Wśród graczy pierwszego składu najbardziej ryzykuje Miralem Pjanic, zwłaszcza dlatego, że w jego kontrakcie umieszczona jest klauzula w wysokości 38 mln euro. Każdy klub z taką propozycją może przekonać Bośniaka do zaakceptowania transferu. Pjanicem interesuje się Bayern Monachium. Carlo Ancelotti jest jego wielkim wielbicielem, chciał go sprowadzić, kilka lat temu, do Chelsea. Przyszły trener Bawarczyków rozmawiał już ze Spallettim.
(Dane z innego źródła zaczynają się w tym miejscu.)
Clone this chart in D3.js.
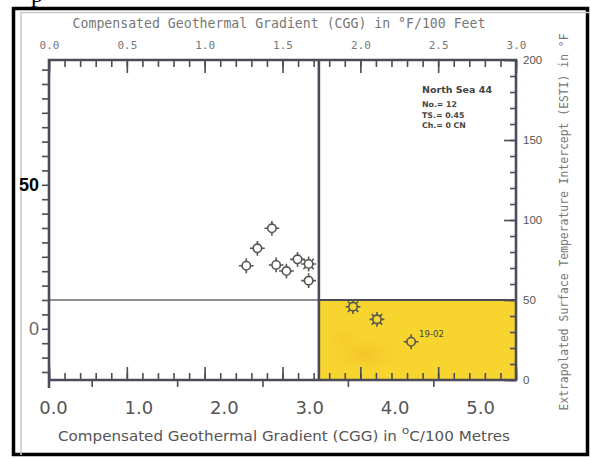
<!DOCTYPE html>
<html><head><meta charset="utf-8">
<script src="https://cdn.jsdelivr.net/npm/d3@7"></script>
<style>
body{margin:0;background:#fff;}
svg{display:block;}
</style></head>
<body>
<svg id="c" width="591" height="458"></svg>
<script>
// ---- data ----
const cggC = [2.61, 2.44, 2.31, 2.66, 2.78, 2.91, 3.04, 3.04, 3.56, 3.84, 4.24]; // °C/100 m
const estiF = [94.8, 82.3, 71.4, 71.9, 68.1, 75.4, 72.5, 62.1, 45.8, 37.9, 23.9]; // °F
const markerType = ["c","c","c","c","c","c","s","c","s","s","c"];
const pointLabels = ["","","","","","","","","","","19-02"];
const topTicks = [0, 0.5, 1.0, 1.5, 2.0, 2.5, 3.0];           // °F/100 ft
const bottomTicks = [0, 1, 2, 3, 4, 5];                       // °C/100 m
const rightTicks = [0, 50, 100, 150, 200];                    // °F
const leftTicks = [0, 50];                                    // °C
const cutCGG = 3.16;   // °C/100 m
const cutESTI = 50;    // °F
const infoLines = ["North Sea 44", "No.= 12", "TS.= 0.45", "Ch.= 0 CN"];

const F2C = 5/9*3.28084; // °F/100ft -> °C/100m
const svg = d3.select("#c");
const L = 49, R = 516, T = 60, B = 380;
const xF = d3.scaleLinear().domain([0, 3]).range([L, R]);
const xC = d3.scaleLinear().domain([0, 3*F2C]).range([L, R]);
const yF = d3.scaleLinear().domain([0, 200]).range([B, T]);
const yC = d3.scaleLinear().domain([(0-32)/1.8, (200-32)/1.8]).range([B, T]);

const axisCol = "#4b4b5a";
const defs = svg.append("defs");
const rg = defs.append("radialGradient").attr("id","blot");
rg.append("stop").attr("offset","0%").attr("stop-color","#ef9a1e").attr("stop-opacity",0.3);
rg.append("stop").attr("offset","100%").attr("stop-color","#f6d22e").attr("stop-opacity",0);

// frame
svg.append("rect").attr("x",13.5).attr("y",8.5).attr("width",574).attr("height",446)
  .attr("fill","none").attr("stroke","#000").attr("stroke-width",3.5);
svg.append("path").attr("d","M21,455 V12.5 H590").attr("fill","none").attr("stroke","#c8c8c8").attr("stroke-width",1.5);
svg.append("text").attr("x",31).attr("y",2).attr("font-family","Liberation Serif").attr("font-size",24).text("p");

// yellow zone
const zx = xC(cutCGG), zy = yF(cutESTI);
svg.append("rect").attr("x",zx).attr("y",zy).attr("width",R-zx).attr("height",B-zy).attr("fill","#f7d52e");
svg.append("ellipse").attr("cx",xC(3.7)).attr("cy",yF(16)).attr("rx",45).attr("ry",22).attr("fill","url(#blot)");
svg.append("ellipse").attr("cx",xC(3.45)).attr("cy",yF(26)).attr("rx",25).attr("ry",18).attr("fill","url(#blot)").attr("opacity",0.6);

// reference lines
svg.append("line").attr("x1",L).attr("x2",R).attr("y1",zy).attr("y2",zy).attr("stroke","#6a6a72").attr("stroke-width",1.3);
svg.append("line").attr("x1",zx).attr("x2",R).attr("y1",zy).attr("y2",zy).attr("stroke","#4b4b55").attr("stroke-width",1.8);
svg.append("line").attr("x1",zx).attr("x2",zx).attr("y1",T).attr("y2",B).attr("stroke",axisCol).attr("stroke-width",2.6);

function styleAxis(g){
  g.select(".domain").remove();
  g.selectAll(".tick line").attr("stroke",axisCol).attr("stroke-width",1.6);
}
const minorF = d3.range(0, 31).map(i => i/10);
const minorTemp = d3.range(0, 201, 10);

// top axis
svg.append("g").attr("transform",`translate(0,${T})`).call(d3.axisTop(xF).tickValues(minorF).tickSize(-7).tickFormat("")).call(styleAxis);
svg.append("g").attr("transform",`translate(0,${T})`)
  .call(d3.axisTop(xF).tickValues(topTicks).tickSize(-13).tickPadding(11).tickFormat(d3.format(".1f")))
  .call(styleAxis)
  .call(g => g.selectAll("text").attr("font-family","DejaVu Sans Mono").attr("font-size",11).attr("fill","#777"));
// bottom axis (inner °F ticks)
svg.append("g").attr("transform",`translate(0,${B})`).call(d3.axisBottom(xF).tickValues(minorF).tickSize(-7).tickFormat("")).call(styleAxis);
svg.append("g").attr("transform",`translate(0,${B})`).call(d3.axisBottom(xF).tickValues(topTicks).tickSize(-13).tickFormat("")).call(styleAxis);
// bottom outer °C ticks
svg.append("g").attr("transform",`translate(0,${B})`)
  .call(d3.axisBottom(xC).tickValues(d3.range(0.5, 5.5, 0.5).filter(v=>v%1!==0)).tickSize(7).tickFormat("")).call(styleAxis);
svg.append("g").attr("transform",`translate(4,${B})`)
  .call(d3.axisBottom(xC).tickValues(bottomTicks).tickSize(0).tickPadding(21).tickFormat(d3.format(".1f")))
  .call(g => {g.select(".domain").remove();})
  .call(g => g.selectAll("text").attr("font-family","DejaVu Sans").attr("font-size",18).attr("fill","#555"));
// left axis
svg.append("g").attr("transform",`translate(${L},0)`)
  .call(d3.axisLeft(yC).tickValues(d3.range(-15, 91, 5)).tickSize(7).tickFormat("")).call(styleAxis);
svg.append("g").attr("transform",`translate(${L},0)`)
  .call(d3.axisLeft(yC).tickValues(leftTicks).tickSize(0).tickPadding(10).tickFormat(d3.format("d")))
  .call(g => {g.select(".domain").remove();})
  .call(g => g.selectAll("text").attr("font-family","Liberation Sans").attr("font-size",18)
     .attr("fill", d => d===50 ? "#000" : "#666").attr("font-weight", d => d===50 ? "bold" : "normal"));
// right axis
svg.append("g").attr("transform",`translate(${R},0)`).call(d3.axisRight(yF).tickValues(minorTemp).tickSize(-6).tickFormat("")).call(styleAxis);
svg.append("g").attr("transform",`translate(${R},0)`)
  .call(d3.axisRight(yF).tickValues(rightTicks).tickSize(-12).tickPadding(7).tickFormat(d3.format("d")))
  .call(styleAxis)
  .call(g => g.selectAll("text").attr("font-family","Liberation Sans").attr("font-size",11.5).attr("fill","#555"));

// axis frame lines
svg.append("path").attr("d",`M${L},${B+8} V${T} H${R} V${B} H${L}`).attr("fill","none")
  .attr("stroke",axisCol).attr("stroke-width",2.6);

// titles
svg.append("text").attr("x",279).attr("y",28).attr("text-anchor","middle")
  .attr("font-family","DejaVu Sans Mono").attr("font-size",13.2).attr("fill","#777")
  .text("Compensated Geothermal Gradient (CGG) in °F/100 Feet");
svg.append("text").attr("transform","translate(568,222) rotate(-90)").attr("text-anchor","middle")
  .attr("font-family","DejaVu Sans Mono").attr("font-size",11.4).attr("fill","#777")
  .text("Extrapolated Surface Temperature Intercept (ESTI) in °F");
const bt = svg.append("text").attr("x",58).attr("y",441)
  .attr("font-family","DejaVu Sans").attr("font-size",13.5).attr("fill","#555")
  .attr("textLength",452).attr("lengthAdjust","spacingAndGlyphs");
bt.append("tspan").text("Compensated Geothermal Gradient (CGG) in ");
bt.append("tspan").attr("dy",-7).attr("font-size",11).text("o");
bt.append("tspan").attr("dy",7).text("C/100 Metres");

// info box
const info = svg.append("g").attr("font-family","DejaVu Sans").attr("fill","#333");
info.append("text").attr("x",422).attr("y",93).attr("font-size",9.5).attr("font-weight","bold").attr("fill","#444").text(infoLines[0]);
infoLines.slice(1).forEach((t,i)=>info.append("text").attr("x",422).attr("y",107+i*10.5).attr("font-size",7.8).attr("font-weight","bold").attr("fill","#444").text(t));

// markers
function markerPath(type){
  const r = 4.2, s = 3.2;
  const n = type==="s" ? 8 : 4;
  let p = "";
  for(let i=0;i<n;i++){
    const a = i*2*Math.PI/n;
    p += `M${(r*Math.cos(a)).toFixed(2)},${(r*Math.sin(a)).toFixed(2)}L${((r+s)*Math.cos(a)).toFixed(2)},${((r+s)*Math.sin(a)).toFixed(2)}`;
  }
  return p;
}
const pts = cggC.map((c,i)=>({c, f:estiF[i], t:markerType[i], lab:pointLabels[i]}));
const mg = svg.append("g").selectAll("g").data(pts).join("g")
  .attr("transform", d => `translate(${xC(d.c)},${yF(d.f)})`);
mg.append("circle").attr("r",4.2).attr("fill","none").attr("stroke","#555").attr("stroke-width",1.6);
mg.append("path").attr("d", d => markerPath(d.t)).attr("stroke","#555").attr("stroke-width",1.6);
mg.filter(d=>d.lab).append("text").attr("x",8).attr("y",-5).attr("font-family","DejaVu Sans").attr("font-size",8.5)
  .attr("fill","#444").text(d=>d.lab);
</script>
</body></html>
Sondaże, które prowadzi Sabatini w sprawie pomocników o pewnej charakterystyce (Bazoer, Brozovic) potwierdzają, że Roma bierze pod uwagę hipotezy pozbycia się Pjanica. Będą jednak również sprzedaże w oparciu o oceny trenera i kierownictwa. Z tego powodu, razem z Pjanicem, może odejść również jego przyjaciel, Dzeko. Napastnik rozczarował, u Spallettiego stracił miejsce w pierwszym składzie, w ostatnich meczach często przebywał na ławce. Sabatini rozmawiał już z jego agentem, starając się znaleźć wspólne rozwiązanie. Co nie będzie łatwe, gdyż Dzeko zarabia dużo (4,5 mln euro za sezon przez cztery lata) i akceptuje jedynie grę w ligach z pierwszego szeregu. Nie w Chinach, dla przykładu, które były rozwiązaniem już w styczniu. Sprzedaż Dzeko oznaczałaby zaoszczędzenie wielu pieniędzy z wynagrodzeń i odzyskanie części wydanej zeszłego lata.

Również na przyszły sezon Spalletti preferuje grę „lekkimi” napastnikami, jednak „bestia”, środkowy napastnik, aby zmienić los meczów w ich trakcie czy też mieć alternatywne rozwiązania w przodzie, jest mu potrzebny. I wówczas Roma pozyska innego środkowego napastnika, z innymi cechami od Dzeko, który będzie w stanie pomagać więcej drużynie. Bardziej będzie to młody gracz do kadry i może nim być również Ponce, który wyróżnia się w Primaverze. W ataku będą jednak również inne nowości. Gdyż zatwierdzenie Stephana El Shaarawyego nie jest już tak pewne jak dwa miesiące temu. Roma zastanowi się nad jego wykupieniem, ustalonym na 13 mln euro. Milan nie wydaje się być otwarty na udzielenie rabatu, po tym jak praktycznie podarował Faraona Giallorossim w styczniu.